## Begin
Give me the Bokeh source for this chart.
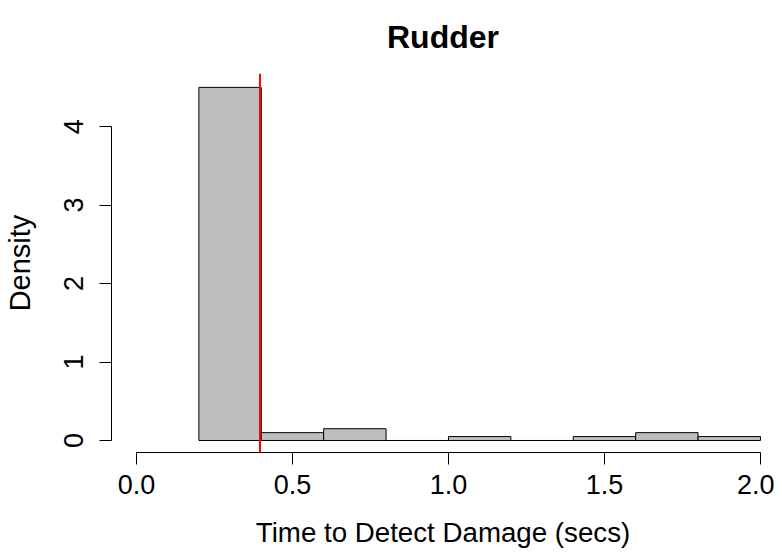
from bokeh.plotting import figure
from bokeh.models import Range1d, FixedTicker, PrintfTickFormatter, Span, Title
from bokeh.embed import file_html
from bokeh.resources import INLINE

# Data
bin_left = [0.2, 0.4, 0.6, 0.8, 1.0, 1.2, 1.4, 1.6, 1.8]
bin_right = [0.4, 0.6, 0.8, 1.0, 1.2, 1.4, 1.6, 1.8, 2.0]
density = [4.5, 0.1, 0.15, 0.0, 0.05, 0.0, 0.05, 0.1, 0.05]
threshold = 0.396
x_ticks = [0.0, 0.5, 1.0, 1.5, 2.0]
y_ticks = [0, 1, 2, 3, 4]
title_text = "Rudder"

FONT = "Liberation Sans"

p = figure(width=774, height=550, output_backend="svg", toolbar_location=None,
           x_range=Range1d(-0.08, 2.045), y_range=Range1d(-0.153, 4.677),
           min_border_left=111, min_border_right=0, min_border_top=73,
           min_border_bottom=97)
p.outline_line_color = None
p.xgrid.visible = False
p.ygrid.visible = False
p.background_fill_color = "white"
p.border_fill_color = "white"

p.title = Title(text=title_text, align="center", vertical_align="top", standoff=34,
                text_font=FONT, text_font_size="32px", text_font_style="bold",
                text_color="black")

p.quad(left=bin_left, right=bin_right, bottom=[0] * len(density), top=density,
       fill_color="#BEBEBE", line_color="black", line_width=1)

p.add_layout(Span(location=threshold, dimension="height", line_color="red", line_width=2))

for ax in (p.xaxis[0], p.yaxis[0]):
    ax.axis_line_color = "black"
    ax.major_tick_line_color = "black"
    ax.minor_tick_line_color = None
    ax.major_tick_in = 0
    ax.major_tick_out = 12
    ax.major_label_text_font = FONT
    ax.major_label_text_font_size = "27px"
    ax.major_label_text_color = "black"
    ax.axis_label_text_font = FONT
    ax.axis_label_text_font_style = "normal"
    ax.axis_label_text_color = "black"

xa = p.xaxis[0]
xa.ticker = FixedTicker(ticks=x_ticks)
xa.formatter = PrintfTickFormatter(format="%.1f")
xa.bounds = (0, 2)
xa.axis_label = "Time to Detect Damage (secs)"
xa.axis_label_text_font_size = "27.7px"
xa.major_label_standoff = 10
xa.axis_label_standoff = 20

ya = p.yaxis[0]
ya.ticker = FixedTicker(ticks=y_ticks)
ya.bounds = (0, 4)
ya.axis_label = "Density"
ya.axis_label_text_font_size = "29px"
ya.major_label_orientation = "vertical"
ya.major_label_standoff = 16
ya.axis_label_standoff = 26

open("out.html", "w").write(file_html(p, INLINE))
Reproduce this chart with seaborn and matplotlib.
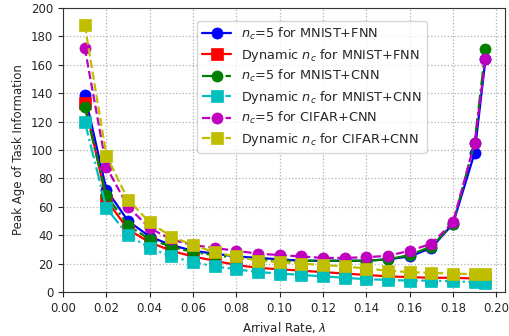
import pandas as pd
import matplotlib
matplotlib.use("Agg")
import matplotlib.pyplot as plt
import seaborn as sns

sns.set_style("ticks")
plt.rcParams["font.family"] = ["DejaVu Sans"]
plt.rcParams["font.size"] = 8.5

# 데이터
rate = [0.01, 0.02, 0.03, 0.04, 0.05, 0.06, 0.07, 0.08, 0.09, 0.10,
        0.11, 0.12, 0.13, 0.14, 0.15, 0.16, 0.17, 0.18, 0.19, 0.195]

fix_mnist_fnn = [139, 72, 50, 39, 33, 29, 27, 25, 24, 23,
                 22, 22, 22, 22, 23, 25, 31, 48, 98, 164]
dyn_mnist_fnn = [133, 65, 44, 35, 29, 25, 22, 19, 17, 16,
                 15, 14, 13, 12, 11, 10.5, 10, 10, 9.5, 9.5]
fix_mnist_cnn = [130, 68, 47, 37, 32, 28, 26, 24, 23, 22,
                 22, 22, 22, 22, 23, 26, 32, 48, 105, 171]
dyn_mnist_cnn = [120, 59, 40, 31, 25, 21, 18, 16, 14, 13,
                 12, 11, 10, 9, 8.5, 8, 8, 7.5, 7, 6.5]
fix_cifar_cnn = [172, 88, 60, 45, 37, 33, 31, 29, 27, 26,
                 25, 24, 24, 24.5, 25.5, 29, 34, 49, 105, 164]
dyn_cifar_cnn = [188, 96, 65, 49, 39, 33, 28, 25, 22, 21,
                 20, 19, 18, 16.5, 15, 14, 13.5, 13, 12.5, 12.5]

series = [
    (r"$n_c$=5 for MNIST+FNN", fix_mnist_fnn, "b", "o", "-"),
    (r"Dynamic $n_c$ for MNIST+FNN", dyn_mnist_fnn, "r", "s", "-"),
    (r"$n_c$=5 for MNIST+CNN", fix_mnist_cnn, "g", "o", "-."),
    (r"Dynamic $n_c$ for MNIST+CNN", dyn_mnist_cnn, "c", "s", "-."),
    (r"$n_c$=5 for CIFAR+CNN", fix_cifar_cnn, "m", "o", "--"),
    (r"Dynamic $n_c$ for CIFAR+CNN", dyn_cifar_cnn, "y", "s", "--"),
]

fig = plt.figure(figsize=(5.09, 3.36), dpi=100)
ax = fig.add_axes([0.124, 0.131, 0.868, 0.845])

for label, vals, color, marker, ls in series:
    df = pd.DataFrame({"rate": rate, "aoi": vals})
    sns.lineplot(data=df, x="rate", y="aoi", ax=ax, color=color, marker=marker,
                 linestyle=ls, linewidth=1.6, markersize=8, markeredgewidth=0.5,
                 markeredgecolor=color, label=label)

ax.set_xlim(0, 0.204)
ax.set_ylim(0, 200)
ax.set_xticks([0.00, 0.02, 0.04, 0.06, 0.08, 0.10, 0.12, 0.14, 0.16, 0.18, 0.20])
ax.set_yticks(range(0, 201, 20))
ax.grid(True, linestyle=":", color="#b0b0b0", linewidth=0.9)
for sp in ax.spines.values():
    sp.set_color("#333333")
ax.set_xlabel(r"Arrival Rate, $\lambda$")
ax.set_ylabel("Peak Age of Task Information")
ax.legend(loc="upper right", bbox_to_anchor=(0.838, 0.978), fontsize=9.3,
          handlelength=2.2, borderpad=0.4, labelspacing=0.35)

plt.savefig("out.png", dpi=100)
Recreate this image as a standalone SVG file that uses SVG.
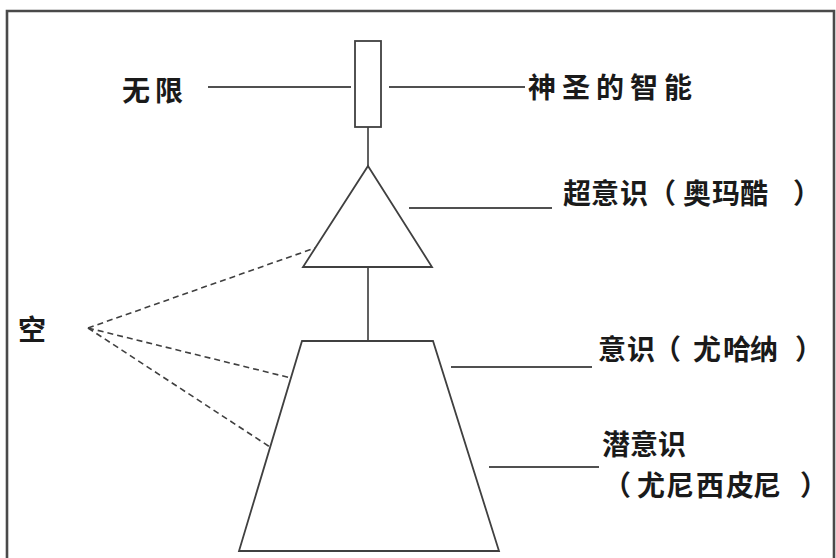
<svg xmlns="http://www.w3.org/2000/svg" width="836" height="558" viewBox="0 0 836 558">
<style>
.shape{fill:#fff;stroke:#404040;stroke-width:1.8}
.ln{stroke:#505050;stroke-width:1.8;fill:none}
.dash{stroke:#404040;stroke-width:1.6;stroke-dasharray:6 4;fill:none}
.t{font-family:"Noto Sans CJK SC","Noto Sans",sans-serif;font-size:28px;font-weight:bold;fill:#1a1a1a}
</style>
<rect x="0" y="0" width="836" height="558" fill="#fff"/>
<path d="M7,560 L7,11 L834,11 L834,560" fill="none" stroke="#4a4a4a" stroke-width="2.6"/>
<g id="connectors">
<line class="ln" x1="208" y1="87" x2="351" y2="87"/>
<line class="ln" x1="389" y1="87" x2="525" y2="87"/>
<line class="ln" x1="368" y1="127" x2="368" y2="166"/>
<line class="ln" x1="409" y1="208" x2="552" y2="208"/>
<line class="ln" x1="368" y1="267" x2="368" y2="341"/>
<line class="ln" x1="451" y1="367" x2="592" y2="367"/>
<line class="ln" x1="489" y1="467" x2="599" y2="467"/>
<line class="dash" x1="88" y1="328" x2="315" y2="248"/>
<line class="dash" x1="88" y1="328" x2="291" y2="378"/>
<line class="dash" x1="88" y1="328" x2="270" y2="447"/>
</g>
<g id="infinite-node"><rect class="shape" x="355" y="41" width="26" height="86"/></g>
<g id="superconscious-node"><polygon class="shape" points="368,166 432,267 303,267"/></g>
<g id="conscious-node"><polygon class="shape" points="302,341 433,341 499,551 239,551"/></g>
<g id="labels">
<text class="t" x="122 155" y="101">无限</text>
<text class="t" x="528 562 596 630 664" y="98">神圣的智能</text>
<text class="t" x="563 591 620 648 683 712 740 793" y="204">超意识（奥玛酷）</text>
<text class="t" x="18" y="340">空</text>
<text class="t" x="598 627 653 693 723 750 795" y="360">意识（尤哈纳）</text>
<text class="t"><tspan x="602 630 658" y="455">潜意识</tspan><tspan x="603 637 666 696 726 753 800" y="496">（尤尼西皮尼）</tspan></text>
</g>
</svg>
## End
- _TO DO_
Your task is to restate word for word the lines from the top of the data to the line containing "from bokeh.resources import INLINE", both ends included, with every picture left out.

- _RESULT OF THE TASK_
Give me the Bokeh source for this chart.
from bokeh.plotting import figure
from bokeh.models import Range1d, FixedTicker, PrintfTickFormatter, Span, Title
from bokeh.embed import file_html
from bokeh.resources import INLINE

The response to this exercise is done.